Oca is an OFW who works in Saudi as an oil driller. He happily returns home for a vacation after ten long years, but finds that his life in the Philippines isn’t exactly what he imagined it would be. His children have all grown up without him, and barely know him at all. His mother and sister have become wholly dependent on his remittances from Saudi, and are taking advantage of him. And he finds that all his fortune still leaves him struggling to keep his family afloat.
This isn’t the first movie about the plight of OFWs, but this film takes a really interesting angle. This isn’t an OFW being treated badly abroad, or one that’s simply trying to get home. Oca is successful and looked up to in Saudi, and he has made it home, but things still aren’t easy. That’s the genius of this premise: the realization that going home isn’t necessarily the happy ending. In here, it’s just the beginning of the drama. It’s a fine story, and it’s told with a very good screenplay that is pretty funny most of the time and absolutely heartbreaking when it needs to be. There are a couple of character arcs that don’t really get the time they need, but otherwise, there’s really not much to complain about. It’s a very satisfying tale that leads to an excellent conclusion.
Jose Javier Reyes has proven time and again that he is one of the best filmmakers we have, and this film is no exception. He doesn’t employ many tricks, choosing instead to keep it simple, and keep it real. There is a general sense of honesty in the film, a sort of earnestness that keeps it grounded. And he keeps it tight, never letting a scene go without it meaning something.

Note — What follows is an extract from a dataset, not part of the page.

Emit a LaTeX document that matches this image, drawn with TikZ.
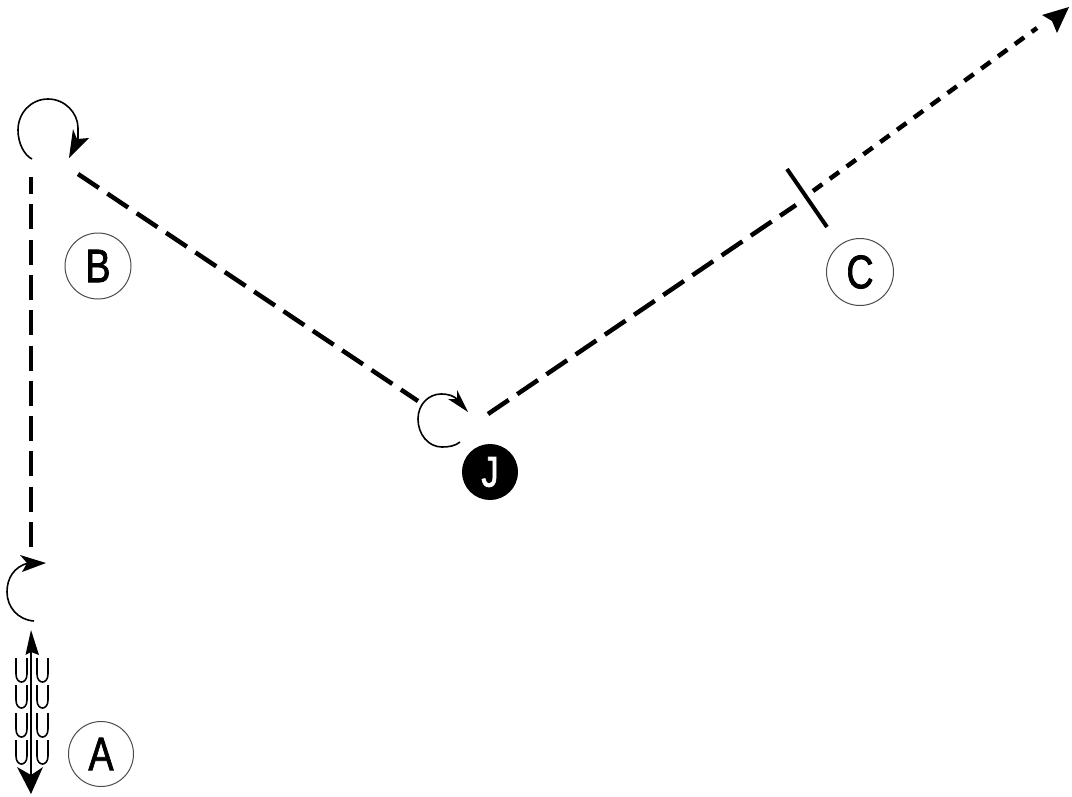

He also brings out a lot from the cast. People have a lot of preconceived notions about Jinggoy Estrada, but he is a good choice for the role. Jinggoy shines when conveying Oca’s imperfections, playing him with a swaggering machismo that just feels genuine. There are some emotional scenes where he kind of falters, but it’s easy to forgive. The real star of this show, however, is Lorna Tolentino. She is fabulous as Mercy, Oca’s wife, showing incredible range and presence.
Katas ng Saudi isn’t ground-breaking. It doesn’t really do anything that we haven’t seen before. But it is something I wish we saw more often: a good, solid film that tells a compelling story about people. A lot of our local films seem to just be about putting stars together, or showing off what they can do with special effects. Katas ng Saudi is only concerned with telling a story well, and for that, it should be applauded.